Write out the listing from the line with "Reproduce this chart with Plotly.js." to the line with "const gold = '#FFC000';", both lines included, exactly and nothing beyond. Leave pictures out.
☆ ☆ ☆ ☆ ☆ ☆ ☆
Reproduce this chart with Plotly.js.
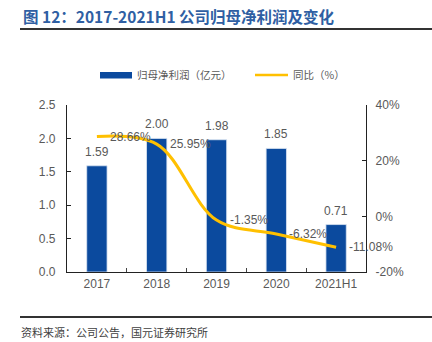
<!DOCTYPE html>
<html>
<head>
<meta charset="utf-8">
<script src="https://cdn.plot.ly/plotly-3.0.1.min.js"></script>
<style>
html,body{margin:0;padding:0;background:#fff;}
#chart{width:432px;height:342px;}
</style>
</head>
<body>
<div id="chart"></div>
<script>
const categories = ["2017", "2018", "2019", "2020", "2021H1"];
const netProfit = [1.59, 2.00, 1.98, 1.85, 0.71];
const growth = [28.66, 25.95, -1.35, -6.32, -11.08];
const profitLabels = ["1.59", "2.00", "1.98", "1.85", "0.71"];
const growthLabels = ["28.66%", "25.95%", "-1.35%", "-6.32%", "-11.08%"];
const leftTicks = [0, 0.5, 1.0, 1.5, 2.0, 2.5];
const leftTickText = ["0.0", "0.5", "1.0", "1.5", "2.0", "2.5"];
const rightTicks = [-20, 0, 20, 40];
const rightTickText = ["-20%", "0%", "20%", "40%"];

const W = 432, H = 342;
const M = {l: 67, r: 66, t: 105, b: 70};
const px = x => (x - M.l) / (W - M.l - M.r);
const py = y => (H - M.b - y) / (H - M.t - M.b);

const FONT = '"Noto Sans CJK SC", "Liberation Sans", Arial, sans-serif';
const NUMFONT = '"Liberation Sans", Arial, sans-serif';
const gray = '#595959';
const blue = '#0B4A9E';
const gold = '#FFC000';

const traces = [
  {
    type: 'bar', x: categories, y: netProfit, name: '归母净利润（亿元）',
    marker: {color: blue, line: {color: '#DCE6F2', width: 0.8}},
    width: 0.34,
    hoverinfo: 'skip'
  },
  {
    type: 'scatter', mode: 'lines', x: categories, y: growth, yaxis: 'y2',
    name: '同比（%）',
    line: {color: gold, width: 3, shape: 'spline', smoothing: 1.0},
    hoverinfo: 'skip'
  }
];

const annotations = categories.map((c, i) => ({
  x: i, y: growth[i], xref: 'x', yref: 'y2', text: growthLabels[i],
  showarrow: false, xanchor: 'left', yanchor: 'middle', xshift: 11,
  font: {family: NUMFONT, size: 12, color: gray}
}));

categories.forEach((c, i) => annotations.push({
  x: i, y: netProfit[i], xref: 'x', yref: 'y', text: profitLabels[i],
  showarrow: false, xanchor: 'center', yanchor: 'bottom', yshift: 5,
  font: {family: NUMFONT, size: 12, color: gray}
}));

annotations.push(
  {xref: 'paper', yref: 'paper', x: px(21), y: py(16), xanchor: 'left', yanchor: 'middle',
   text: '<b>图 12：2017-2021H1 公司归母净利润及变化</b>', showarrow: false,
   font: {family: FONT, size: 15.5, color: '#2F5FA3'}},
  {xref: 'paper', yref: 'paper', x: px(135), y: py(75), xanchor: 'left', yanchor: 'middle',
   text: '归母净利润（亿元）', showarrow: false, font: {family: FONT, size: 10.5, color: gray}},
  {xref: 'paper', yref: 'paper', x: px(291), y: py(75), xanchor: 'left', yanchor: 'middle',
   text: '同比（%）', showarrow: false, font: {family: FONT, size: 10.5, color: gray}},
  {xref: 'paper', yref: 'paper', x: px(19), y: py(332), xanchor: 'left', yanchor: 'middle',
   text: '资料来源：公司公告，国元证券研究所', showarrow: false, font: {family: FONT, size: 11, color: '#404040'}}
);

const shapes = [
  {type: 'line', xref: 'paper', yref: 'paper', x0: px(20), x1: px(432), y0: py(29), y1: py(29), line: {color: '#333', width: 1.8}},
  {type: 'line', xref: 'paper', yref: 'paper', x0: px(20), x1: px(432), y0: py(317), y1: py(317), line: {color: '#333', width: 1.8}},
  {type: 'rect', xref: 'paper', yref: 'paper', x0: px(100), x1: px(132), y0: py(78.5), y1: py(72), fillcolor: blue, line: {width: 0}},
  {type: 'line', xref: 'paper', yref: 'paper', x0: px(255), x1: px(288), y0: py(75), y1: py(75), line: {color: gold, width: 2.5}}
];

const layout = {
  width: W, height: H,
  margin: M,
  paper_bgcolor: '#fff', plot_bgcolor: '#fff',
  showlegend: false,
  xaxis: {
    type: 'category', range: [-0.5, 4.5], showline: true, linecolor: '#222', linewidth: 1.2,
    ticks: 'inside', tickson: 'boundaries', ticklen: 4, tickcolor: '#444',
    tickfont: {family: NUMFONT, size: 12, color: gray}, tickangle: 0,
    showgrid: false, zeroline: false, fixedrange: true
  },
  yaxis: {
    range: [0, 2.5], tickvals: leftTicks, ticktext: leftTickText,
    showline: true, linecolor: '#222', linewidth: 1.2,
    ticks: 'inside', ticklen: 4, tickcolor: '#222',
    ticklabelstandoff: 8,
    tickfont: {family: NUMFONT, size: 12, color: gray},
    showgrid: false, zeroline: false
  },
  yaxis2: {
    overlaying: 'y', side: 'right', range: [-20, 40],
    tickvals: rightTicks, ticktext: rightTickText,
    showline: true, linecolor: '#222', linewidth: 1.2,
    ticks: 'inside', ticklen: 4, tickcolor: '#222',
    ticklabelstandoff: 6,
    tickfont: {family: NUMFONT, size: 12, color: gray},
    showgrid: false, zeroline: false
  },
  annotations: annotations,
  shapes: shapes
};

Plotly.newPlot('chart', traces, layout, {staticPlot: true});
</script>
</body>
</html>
☆ ☆ ☆ ☆ ☆ ☆ ☆
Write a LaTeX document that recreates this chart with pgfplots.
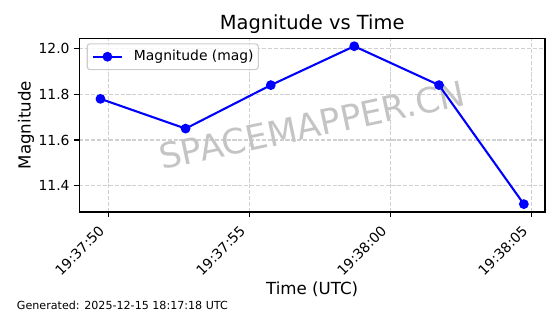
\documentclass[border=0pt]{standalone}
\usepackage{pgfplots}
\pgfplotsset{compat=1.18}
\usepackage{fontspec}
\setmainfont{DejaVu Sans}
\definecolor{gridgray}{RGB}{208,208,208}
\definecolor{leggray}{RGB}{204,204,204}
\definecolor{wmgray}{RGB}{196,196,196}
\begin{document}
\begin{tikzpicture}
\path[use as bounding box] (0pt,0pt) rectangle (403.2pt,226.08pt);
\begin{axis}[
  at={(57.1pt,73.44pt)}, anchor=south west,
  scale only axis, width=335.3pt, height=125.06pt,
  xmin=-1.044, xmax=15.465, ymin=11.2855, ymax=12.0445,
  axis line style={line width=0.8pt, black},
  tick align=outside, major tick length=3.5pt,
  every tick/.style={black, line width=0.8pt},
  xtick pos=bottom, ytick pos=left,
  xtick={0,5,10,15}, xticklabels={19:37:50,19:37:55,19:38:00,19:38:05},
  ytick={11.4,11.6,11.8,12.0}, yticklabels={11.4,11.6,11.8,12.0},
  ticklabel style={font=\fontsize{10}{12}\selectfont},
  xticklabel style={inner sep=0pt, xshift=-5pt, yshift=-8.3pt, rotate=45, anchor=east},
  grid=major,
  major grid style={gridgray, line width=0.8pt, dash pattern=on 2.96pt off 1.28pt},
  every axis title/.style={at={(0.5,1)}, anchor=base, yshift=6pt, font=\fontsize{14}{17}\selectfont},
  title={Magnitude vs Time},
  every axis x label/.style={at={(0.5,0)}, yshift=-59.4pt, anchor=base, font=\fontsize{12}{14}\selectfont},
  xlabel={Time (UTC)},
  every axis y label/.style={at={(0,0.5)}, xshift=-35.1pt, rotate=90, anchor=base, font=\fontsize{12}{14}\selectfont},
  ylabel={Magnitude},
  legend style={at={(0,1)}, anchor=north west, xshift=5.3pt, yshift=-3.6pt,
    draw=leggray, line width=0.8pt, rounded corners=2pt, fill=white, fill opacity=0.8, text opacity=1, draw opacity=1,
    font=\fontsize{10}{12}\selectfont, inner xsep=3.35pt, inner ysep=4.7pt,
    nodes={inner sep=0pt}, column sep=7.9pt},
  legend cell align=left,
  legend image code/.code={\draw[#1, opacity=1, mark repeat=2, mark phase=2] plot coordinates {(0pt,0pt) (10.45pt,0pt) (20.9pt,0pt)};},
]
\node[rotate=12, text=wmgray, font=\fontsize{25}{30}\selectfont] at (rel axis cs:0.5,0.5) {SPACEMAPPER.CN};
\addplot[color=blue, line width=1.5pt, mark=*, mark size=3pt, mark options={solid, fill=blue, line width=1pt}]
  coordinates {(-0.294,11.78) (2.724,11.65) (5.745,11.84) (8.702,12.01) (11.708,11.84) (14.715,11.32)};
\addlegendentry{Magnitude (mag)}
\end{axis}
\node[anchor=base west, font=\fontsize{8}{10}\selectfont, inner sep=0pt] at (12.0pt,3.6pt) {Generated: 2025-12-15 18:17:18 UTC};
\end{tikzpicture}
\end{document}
☆ ☆ ☆ ☆ ☆ ☆ ☆
Exercise answer:
Reproduce this chart with Plotly.js.
<!DOCTYPE html>
<html>
<head>
<meta charset="utf-8">
<script src="https://cdn.plot.ly/plotly-3.0.1.min.js"></script>
<style>
html,body{margin:0;padding:0;background:#fff;}
#chart{width:432px;height:342px;}
</style>
</head>
<body>
<div id="chart"></div>
<script>
const categories = ["2017", "2018", "2019", "2020", "2021H1"];
const netProfit = [1.59, 2.00, 1.98, 1.85, 0.71];
const growth = [28.66, 25.95, -1.35, -6.32, -11.08];
const profitLabels = ["1.59", "2.00", "1.98", "1.85", "0.71"];
const growthLabels = ["28.66%", "25.95%", "-1.35%", "-6.32%", "-11.08%"];
const leftTicks = [0, 0.5, 1.0, 1.5, 2.0, 2.5];
const leftTickText = ["0.0", "0.5", "1.0", "1.5", "2.0", "2.5"];
const rightTicks = [-20, 0, 20, 40];
const rightTickText = ["-20%", "0%", "20%", "40%"];

const W = 432, H = 342;
const M = {l: 67, r: 66, t: 105, b: 70};
const px = x => (x - M.l) / (W - M.l - M.r);
const py = y => (H - M.b - y) / (H - M.t - M.b);

const FONT = '"Noto Sans CJK SC", "Liberation Sans", Arial, sans-serif';
const NUMFONT = '"Liberation Sans", Arial, sans-serif';
const gray = '#595959';
const blue = '#0B4A9E';
const gold = '#FFC000';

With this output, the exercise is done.